Starting at the line that contains "Output the web" and stopping at the line that contains "const yearNetMedian = [12.7, 11.9, 7.7, 7.3, 7.7];", copy every line exactly, both ends included, without the pictures.

■ DATA EXCERPTS
--
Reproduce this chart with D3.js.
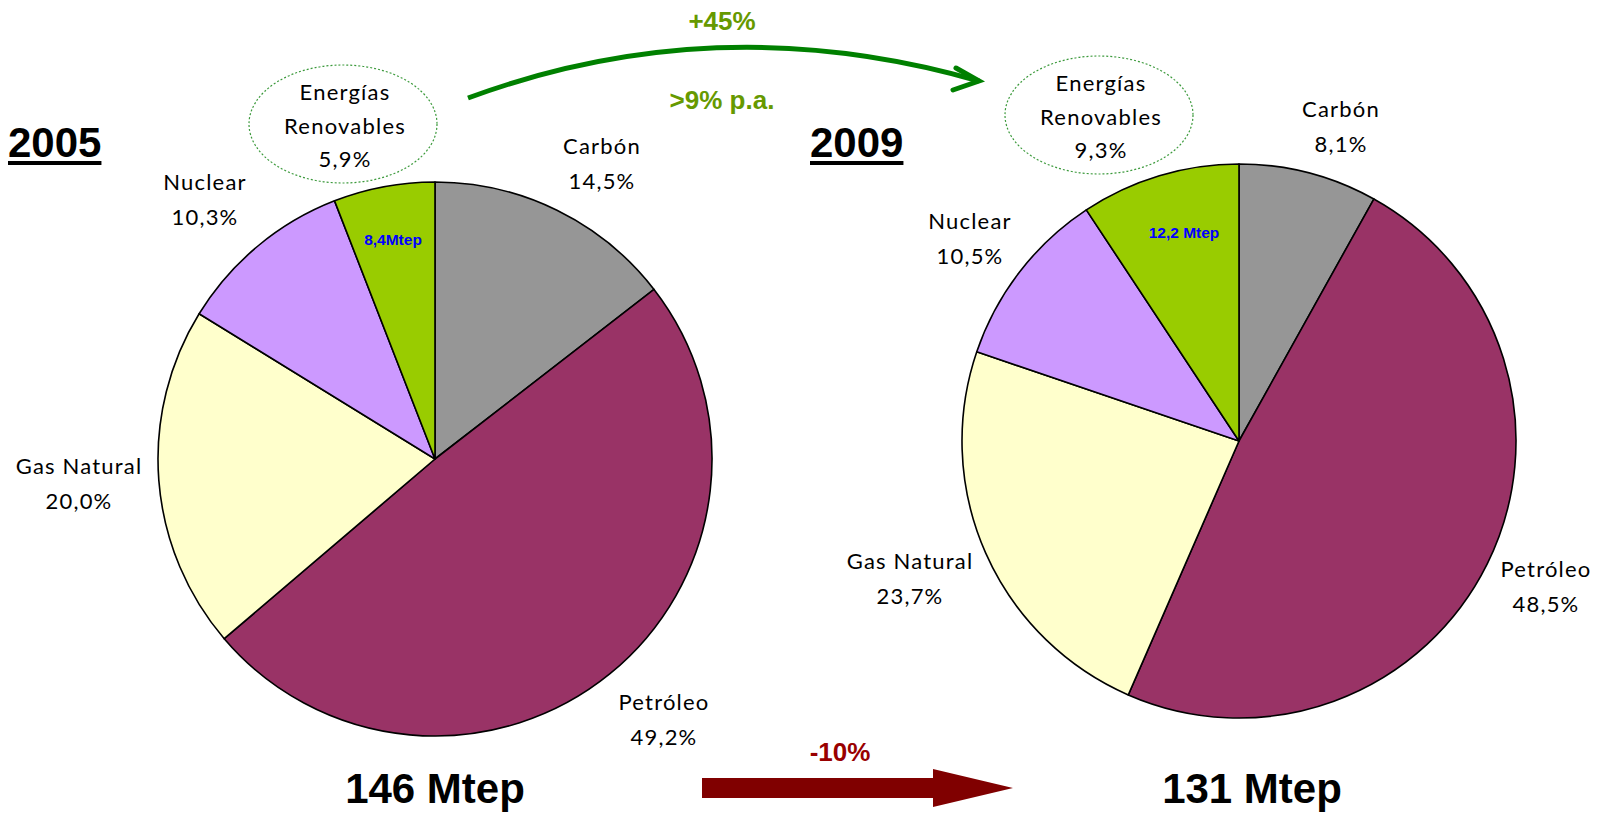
<!DOCTYPE html>
<html>
<head>
<meta charset="utf-8">
<title>Consumo de energía primaria 2005 - 2009</title>
<script src="https://d3js.org/d3.v7.min.js"></script>
<style>
  body { margin: 0; background: #fff; }
  .lbl { font-family: Lato, "Open Sans", sans-serif; font-size: 22px; letter-spacing: 1.2px; fill: #000; }
</style>
</head>
<body>
<div id="chart"></div>
<script>
// data
var categories = ["Carbón", "Petróleo", "Gas Natural", "Nuclear", "Energías Renovables"];
var shares2005 = [14.5, 49.2, 20.0, 10.3, 5.9];
var shares2009 = [8.1, 48.5, 23.7, 10.5, 9.3];
var years = ["2005", "2009"];
var totals = ["146 Mtep", "131 Mtep"];
var renewMtep = ["8,4Mtep", "12,2 Mtep"];
var growthLabels = ["+45%", ">9% p.a."];
var totalChange = "-10%";

var fmt = function(v){ return d3.format(".1f")(v).replace(".", ",") + "%"; };

var width = 1606, height = 813;
var svg = d3.select("#chart").append("svg")
  .attr("width", width)
  .attr("height", height);

var color = d3.scaleOrdinal()
  .domain(categories)
  .range(["#969696", "#993366", "#FFFFCC", "#CC99FF", "#99CC00"]);

var pie = d3.pie().sort(null).value(function(d){ return d.value; });
var radius = 277;
var arc = d3.arc().innerRadius(0).outerRadius(radius);

// layout for each pie (label offsets relative to the pie centre)
var pies = [
  { year: years[0], values: shares2005, total: totals[0], mtep: renewMtep[0],
    cx: 435, cy: 459, yearX: 8,
    labels: [[167, -312], [229, 244], [-356, 8], [-230, -276]],
    ell: [-92, -335], mtepPos: [-42, -219] },
  { year: years[1], values: shares2009, total: totals[1], mtep: renewMtep[1],
    cx: 1239, cy: 441, yearX: 810,
    labels: [[102, -331], [307, 129], [-329, 121], [-269, -219]],
    ell: [-140, -326], mtepPos: [-55, -208] }
];

pies.forEach(function(p){
  var data = categories.map(function(c, i){ return {cat: c, value: p.values[i]}; });
  var g = svg.append("g").attr("transform", "translate(" + p.cx + "," + p.cy + ")");

  g.selectAll("path.slice")
    .data(pie(data))
    .enter().append("path")
    .attr("class", "slice")
    .attr("d", arc)
    .attr("fill", function(d){ return color(d.data.cat); })
    .attr("stroke", "#000")
    .attr("stroke-width", 1.6)
    .attr("stroke-linejoin", "round");

  // labels for first four categories
  data.slice(0, 4).forEach(function(d, i){
    var t = g.append("text").attr("class", "lbl").attr("text-anchor", "middle");
    t.append("tspan").attr("x", p.labels[i][0]).attr("y", p.labels[i][1] + 7).text(d.cat);
    t.append("tspan").attr("x", p.labels[i][0]).attr("y", p.labels[i][1] + 42).text(fmt(d.value));
  });

  // renewables bubble
  var e = g.append("g").attr("transform", "translate(" + p.ell[0] + "," + p.ell[1] + ")");
  e.append("ellipse")
    .attr("rx", 94).attr("ry", 59)
    .attr("fill", "none")
    .attr("stroke", "#3C9A3C")
    .attr("stroke-width", 1.2)
    .attr("stroke-dasharray", "2,2");
  var rt = e.append("text").attr("class", "lbl").attr("text-anchor", "middle");
  ["Energías", "Renovables", fmt(p.values[4])].forEach(function(s, k){
    rt.append("tspan").attr("x", 2).attr("y", -31 + k * 33.5 + 7).text(s);
  });

  g.append("text")
    .attr("x", p.mtepPos[0]).attr("y", p.mtepPos[1] + 5)
    .attr("text-anchor", "middle")
    .style("font-family", "Arial, 'Liberation Sans', sans-serif")
    .style("font-weight", "bold")
    .style("font-size", "15.5px")
    .style("fill", "#0000FF")
    .text(p.mtep);

  // year heading, underlined
  var yt = svg.append("text")
    .attr("x", p.yearX).attr("y", 157)
    .style("font-family", "Arial, 'Liberation Sans', sans-serif")
    .style("font-weight", "bold")
    .style("font-size", "42px")
    .text(p.year);
  var w = yt.node().getComputedTextLength();
  svg.append("rect")
    .attr("x", p.yearX).attr("y", 161)
    .attr("width", w).attr("height", 4)
    .attr("fill", "#000");

  // total
  svg.append("text")
    .attr("x", p.cx + (p.year === "2005" ? 0 : 13)).attr("y", 803)
    .attr("text-anchor", "middle")
    .style("font-family", "Arial, 'Liberation Sans', sans-serif")
    .style("font-weight", "bold")
    .style("font-size", "42px")
    .text(p.total);
});

// green growth arrow
svg.append("path")
  .attr("d", "M468,98 Q718,6 979,81")
  .attr("fill", "none")
  .attr("stroke", "#008000")
  .attr("stroke-width", 5);
svg.append("path")
  .attr("d", "M956,68 L979,81 L953,90")
  .attr("fill", "none")
  .attr("stroke", "#008000")
  .attr("stroke-width", 5)
  .attr("stroke-linecap", "round")
  .attr("stroke-linejoin", "miter");

svg.selectAll("text.growth")
  .data(growthLabels)
  .enter().append("text")
  .attr("class", "growth")
  .attr("x", 722)
  .attr("y", function(d, i){ return i === 0 ? 30 : 109; })
  .attr("text-anchor", "middle")
  .style("font-family", "Arial, 'Liberation Sans', sans-serif")
  .style("font-weight", "bold")
  .style("font-size", "26px")
  .style("fill", "#669900")
  .text(function(d){ return d; });

// red decline arrow
svg.append("path")
  .attr("d", "M702,778 L933,778 L933,769 L1013,788 L933,807 L933,798 L702,798 Z")
  .attr("fill", "#800000");
svg.append("text")
  .attr("x", 840).attr("y", 761)
  .attr("text-anchor", "middle")
  .style("font-family", "Arial, 'Liberation Sans', sans-serif")
  .style("font-weight", "bold")
  .style("font-size", "26px")
  .style("fill", "#990000")
  .text(totalChange);
</script>
</body>
</html>
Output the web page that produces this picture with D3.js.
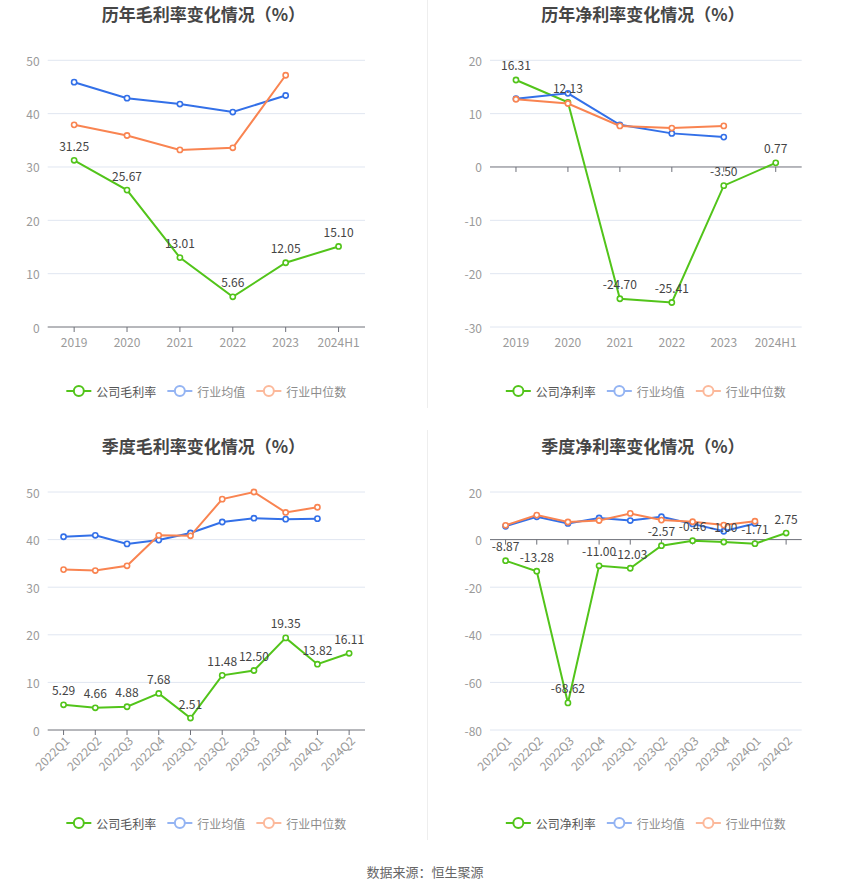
<!DOCTYPE html>
<html>
<head>
<meta charset="utf-8">
<script src="https://cdn.jsdelivr.net/npm/d3@7"></script>
<style>
  body { margin: 0; background: #fff; }
  svg { font-family: "Noto Sans CJK SC", "Noto Sans", sans-serif; }
</style>
</head>
<body>
<div id="app"></div>
<script>
// 数据
const yearCats = ['2019', '2020', '2021', '2022', '2023', '2024H1'];
const quarterCats = ['2022Q1', '2022Q2', '2022Q3', '2022Q4', '2023Q1', '2023Q2', '2023Q3', '2023Q4', '2024Q1', '2024Q2'];

const yearGross = [31.25, 25.67, 13.01, 5.66, 12.05, 15.10];
const yearGrossAvg = [45.9, 42.9, 41.8, 40.3, 43.4];
const yearGrossMedian = [37.9, 35.9, 33.2, 33.6, 47.2];

const yearNet = [16.31, 12.13, -24.70, -25.41, -3.50, 0.77];
const yearNetAvg = [12.8, 13.8, 7.9, 6.3, 5.6];
const yearNetMedian = [12.7, 11.9, 7.7, 7.3, 7.7];

const qGross = [5.29, 4.66, 4.88, 7.68, 2.51, 11.48, 12.50, 19.35, 13.82, 16.11];
const qGrossAvg = [40.6, 40.9, 39.1, 39.9, 41.4, 43.7, 44.5, 44.3, 44.4];
const qGrossMedian = [33.7, 33.5, 34.5, 40.9, 40.8, 48.5, 50.0, 45.7, 46.8];

const qNet = [-8.87, -13.28, -68.62, -11.00, -12.03, -2.57, -0.46, -1.00, -1.71, 2.75];
const qNetAvg = [5.6, 9.6, 6.8, 9.1, 8.0, 9.6, 6.6, 3.5, 6.8];
const qNetMedian = [6.0, 10.3, 7.4, 8.0, 11.0, 8.2, 7.5, 6.1, 7.7];

const colors = { company: '#52c41a', avg: '#3370e8', median: '#f98451' };
const legendColors = { company: '#52c41a', avg: '#94b4f3', median: '#fcb99b' };

const svg = d3.select('#app')
    .append('svg')
    .attr('width', 850)
    .attr('height', 891);

// 分隔线
svg.append('line').attr('x1', 427.5).attr('x2', 427.5).attr('y1', 0).attr('y2', 408)
    .attr('stroke', '#eeeeee');
svg.append('line').attr('x1', 427.5).attr('x2', 427.5).attr('y1', 430).attr('y2', 840)
    .attr('stroke', '#eeeeee');

function drawChart(cfg) {
    const g = svg.append('g');
    const x = d3.scaleBand().domain(cfg.cats).range([cfg.left, cfg.right]);
    const y = d3.scaleLinear().domain(cfg.domain).range([cfg.bottom, cfg.top]);
    const cx = d => x(d) + x.bandwidth() / 2;

    // 标题
    g.append('text')
        .attr('x', (cfg.left + cfg.right) / 2 - 3)
        .attr('y', cfg.titleY)
        .attr('text-anchor', 'middle')
        .attr('dominant-baseline', 'central')
        .attr('font-size', 17)
        .attr('font-weight', 'bold')
        .attr('fill', '#464646')
        .text(cfg.title);

    // 网格线
    const ticks = d3.range(cfg.domain[0], cfg.domain[1] + 0.001, cfg.step);
    g.selectAll('.grid').data(ticks.filter(t => t !== 0)).join('line')
        .attr('x1', cfg.left).attr('x2', cfg.right)
        .attr('y1', d => y(d)).attr('y2', d => y(d))
        .attr('stroke', '#e0e6f1');

    // y轴标签
    g.selectAll('.ylab').data(ticks).join('text')
        .attr('x', cfg.left - 8)
        .attr('y', d => y(d))
        .attr('text-anchor', 'end')
        .attr('dominant-baseline', 'central')
        .attr('font-size', 12)
        .attr('fill', '#9a9a9a')
        .text(d => d);

    // x轴（零线）
    const y0 = y(0);
    g.append('line').attr('x1', cfg.left).attr('x2', cfg.right)
        .attr('y1', y0).attr('y2', y0).attr('stroke', '#6e7079');
    g.selectAll('.xtick').data(cfg.cats).join('line')
        .attr('x1', cx).attr('x2', cx)
        .attr('y1', y0).attr('y2', y0 + 5)
        .attr('stroke', '#6e7079');

    // x轴标签
    const xl = g.selectAll('.xlab').data(cfg.cats).join('text')
        .attr('font-size', 12)
        .attr('fill', '#9a9a9a')
        .text(d => d);
    if (cfg.rotate) {
        xl.attr('text-anchor', 'end')
            .attr('dominant-baseline', 'central')
            .attr('transform', d => `translate(${cx(d) + 3},${cfg.bottom + 8}) rotate(-45)`);
    } else {
        xl.attr('x', cx).attr('y', cfg.bottom + 14)
            .attr('text-anchor', 'middle')
            .attr('dominant-baseline', 'central');
    }

    // 折线
    const series = [
        { key: 'company', data: cfg.company },
        { key: 'avg', data: cfg.avg },
        { key: 'median', data: cfg.median }
    ];
    const line = d3.line().x((d, i) => cx(cfg.cats[i])).y(d => y(d));
    series.forEach(s => {
        g.append('path').datum(s.data)
            .attr('d', line)
            .attr('fill', 'none')
            .attr('stroke', colors[s.key])
            .attr('stroke-width', 2);
        g.selectAll('.pt-' + s.key).data(s.data).join('circle')
            .attr('cx', (d, i) => cx(cfg.cats[i]))
            .attr('cy', d => y(d))
            .attr('r', 2.6)
            .attr('fill', '#fff')
            .attr('stroke', colors[s.key])
            .attr('stroke-width', 1.6);
    });

    // 数据标签
    g.selectAll('.dlab').data(cfg.company).join('text')
        .attr('x', (d, i) => cx(cfg.cats[i]))
        .attr('y', d => y(d) - 15)
        .attr('text-anchor', 'middle')
        .attr('dominant-baseline', 'central')
        .attr('font-size', 12)
        .attr('fill', '#444')
        .text(d => d.toFixed(2));

    // 图例
    const names = [cfg.companyName, '行业均值', '行业中位数'];
    const keys = ['company', 'avg', 'median'];
    const lg = g.append('g');
    let pos = 0;
    keys.forEach((k, i) => {
        const item = lg.append('g').attr('transform', `translate(${pos},0)`);
        item.append('line').attr('x1', 0).attr('x2', 25).attr('y1', 0).attr('y2', 0)
            .attr('stroke', legendColors[k]).attr('stroke-width', 2);
        item.append('circle').attr('cx', 12.5).attr('cy', 0).attr('r', 5)
            .attr('fill', '#fff').attr('stroke', legendColors[k]).attr('stroke-width', 2);
        const t = item.append('text').attr('x', 30).attr('y', 0)
            .attr('dominant-baseline', 'central')
            .attr('font-size', 12)
            .attr('fill', i === 0 ? '#555' : '#8c8c8c')
            .text(names[i]);
        pos += 30 + t.node().getComputedTextLength() + 11;
    });
    const total = pos - 11;
    lg.attr('transform', `translate(${(cfg.left + cfg.right) / 2 - total / 2},${cfg.legendY})`);
}

drawChart({
    title: '历年毛利率变化情况（%）', companyName: '公司毛利率',
    cats: yearCats, company: yearGross, avg: yearGrossAvg, median: yearGrossMedian,
    left: 47.7, right: 365, top: 60.3, bottom: 327, domain: [0, 50], step: 10,
    titleY: 13, legendY: 391, rotate: false
});
drawChart({
    title: '历年净利率变化情况（%）', companyName: '公司净利率',
    cats: yearCats, company: yearNet, avg: yearNetAvg, median: yearNetMedian,
    left: 490, right: 801.7, top: 60.3, bottom: 327, domain: [-30, 20], step: 10,
    titleY: 13, legendY: 391, rotate: false
});
drawChart({
    title: '季度毛利率变化情况（%）', companyName: '公司毛利率',
    cats: quarterCats, company: qGross, avg: qGrossAvg, median: qGrossMedian,
    left: 47.7, right: 365, top: 492, bottom: 730, domain: [0, 50], step: 10,
    titleY: 445, legendY: 823, rotate: true
});
drawChart({
    title: '季度净利率变化情况（%）', companyName: '公司净利率',
    cats: quarterCats, company: qNet, avg: qNetAvg, median: qNetMedian,
    left: 490, right: 801.7, top: 492, bottom: 730, domain: [-80, 20], step: 20,
    titleY: 445, legendY: 823, rotate: true
});

// 数据来源
svg.append('text')
    .attr('x', 425).attr('y', 871)
    .attr('text-anchor', 'middle')
    .attr('dominant-baseline', 'central')
    .attr('font-size', 13)
    .attr('fill', '#666')
    .text('数据来源：恒生聚源');
</script>
</body>
</html>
--
■ CORRECT RESULT
Output the web page that produces this picture with D3.js.
<!DOCTYPE html>
<html>
<head>
<meta charset="utf-8">
<script src="https://cdn.jsdelivr.net/npm/d3@7"></script>
<style>
  body { margin: 0; background: #fff; }
  svg { font-family: "Noto Sans CJK SC", "Noto Sans", sans-serif; }
</style>
</head>
<body>
<div id="app"></div>
<script>
// 数据
const yearCats = ['2019', '2020', '2021', '2022', '2023', '2024H1'];
const quarterCats = ['2022Q1', '2022Q2', '2022Q3', '2022Q4', '2023Q1', '2023Q2', '2023Q3', '2023Q4', '2024Q1', '2024Q2'];

const yearGross = [31.25, 25.67, 13.01, 5.66, 12.05, 15.10];
const yearGrossAvg = [45.9, 42.9, 41.8, 40.3, 43.4];
const yearGrossMedian = [37.9, 35.9, 33.2, 33.6, 47.2];

const yearNet = [16.31, 12.13, -24.70, -25.41, -3.50, 0.77];
const yearNetAvg = [12.8, 13.8, 7.9, 6.3, 5.6];
const yearNetMedian = [12.7, 11.9, 7.7, 7.3, 7.7];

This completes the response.